Profile: John MacLean

John MacLean

This month, we celebrate the career and achievements of John MacLean, whose inspirational story is testament to hard work, goal setting, and certification.

MacLean started his career in technology as an apprentice electronics technician in the Philadelphia Naval Shipyard’s Apprenticeship Program.

“While working with master technicians I was told that iNARTE certification was something I should get after completing my training,” MacLean said. “I took the mentorship of these seasoned technicians seriously and put certification as one of my future goals.”

From here, MacLean went on to work as a civilian electronics technician on ships and manage radio assets for various emergency departments for the City of Philadelphia’s communications division. During this time, MacLean was inspired to become competitive to weather employment downturns—which led him to pursue iNARTE certification.

“While working as the duty radio technician at the Philadelphia Police Department 911 Radio Dispatch Center, I set about getting my FCC General Radio Telephone license and using that knowledge to build on toward my first certification, which was iNARTE Telecommunications Technician,” MacLean said. “Within a year I had both credentials and set myself on a path to acquire additional technical certifications.”

Following this, MacLean worked for the City of Philadelphia’s Office of Emergency Management—a role that he says is one of the most interesting jobs of his career.

“In less than a year our office would be the focal point for Homeland Security for the City of Philadelphia and the entire Urban Security Area identified by the federal government. I would rise to be deputy director in charge of IT and emergency communications.”

As a technical specialist, MacLean has had some interesting opportunities to grow.

“A problem I faced working with my sworn police and fire counterparts was a general distrust of technical professionals. I decided to become a first responder to build my credibility. I learned emergency scene response and command and control, and eventually became a team leader and trainer for response teams in Philadelphia emergency management.

“My advice to someone building their career is you may be the smartest person in the room as far as your area of technical expertise; however, one of the biggest benefits if you work with non-technical counterparts is acting as a translator for the limits of the technology being employed. Once your counterparts trust you to translate the technical into plain English, you will be worth your weight in gold.”

In 2008, MacLean took his career to the next level and began working for the Federal Emergency Management Agency (FEMA) as the disaster emergency communications coordinator. In the same year he was approached to return to the Navy Reserve and was offered a direct commission as an officer.

“Officers are appointed by the President of the United States and derive their authority from that office. Having previously served as an enlisted sailor, rising to the rank of Petty Officer which is equal to a Sergeant in other services, and becoming a commissioned officer makes me somewhat unique.”

After several years with FEMA, MacLean moved away from Philadelphia to work for the U.S. Department of Homeland Security Office of Emergency Communications as a field regional coordinator for the eight disaster-prone southern states.

He now resides in Tennessee and travels to deliver public speaking on the subject of interoperable communications to public safety stakeholders, while also assisting states and locals to solve challenges around emergency communications interoperability.

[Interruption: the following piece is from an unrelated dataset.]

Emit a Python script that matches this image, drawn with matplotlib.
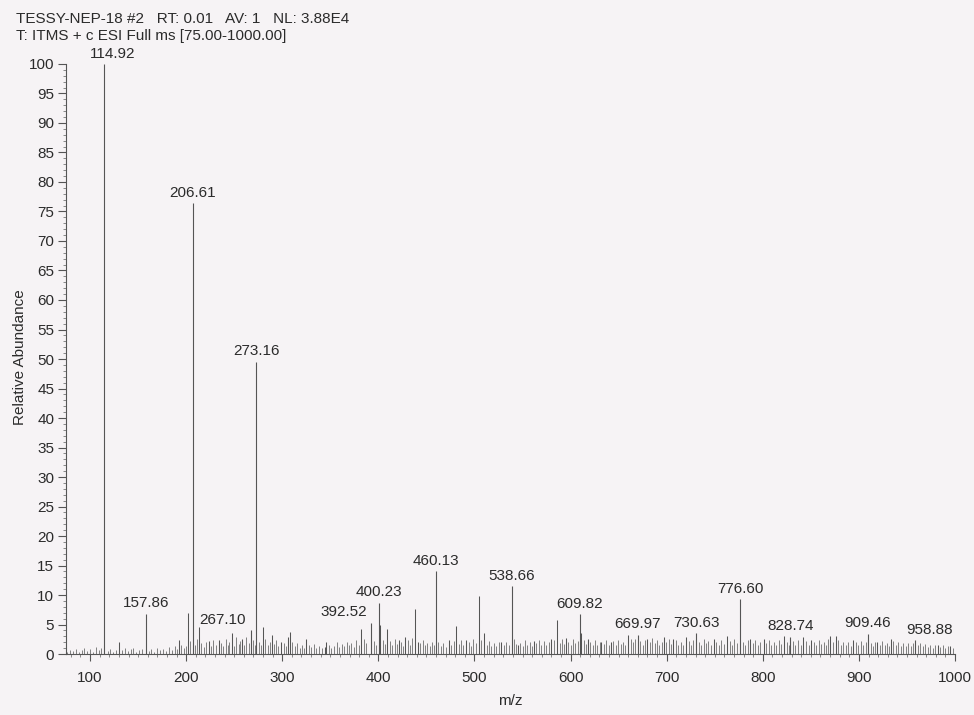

A career highlight for MacLean was being nominated by the US Department of Homeland Security to join the NATO Civil Experts Program in 2014.

“In 2015 I traveled to NATO Headquarters in Brussels to receive my indoctrination training to be a subject matter expert in Emergency Communications and Consequence Management for the alliance.”

While MacLean has had his share of awards and accolades, he strives to maintain his certifications and advance professionally.

“I never lost sight of the importance of technical certification. I worked to upgrade my iNARTE certification to the Senior Level after completing the required years of experience. I recognized that this is a field where you need to continue to educate ones self in order to remain current and creditable. I would go on to complete several degrees as well as obtaining certifications in IT/radio and telecommunications, and emergency management.

“I completed my requirements for iNARTE’s Master Level Telecommunications certification a few years ago. I am currently enrolled in two graduate studies programs to continue to educate myself in technology and professional growth.

“Looking back at the beginning of my career, I would advise those just starting their careers to be flexible.

“Look for opportunities to break out and do something different to grow as a professional. Look for educational opportunities. Any money that I have spent on my education has been returned to me in the form of a raise usually in one to two years. Keep up your certifications as these pay dividends and make you more credible and worthy of opportunities or additional responsibility.

“Nothing takes the place of experience. Certification can help bridge a gap in experience if you are just starting out. Experience comes with time, but certification may get you the job in the first place. Employers and managers recognize the efforts certification takes as a validation of education and are more willing to take a chance on someone that may have less experience because they can see that you care enough about your career to do the hard things.”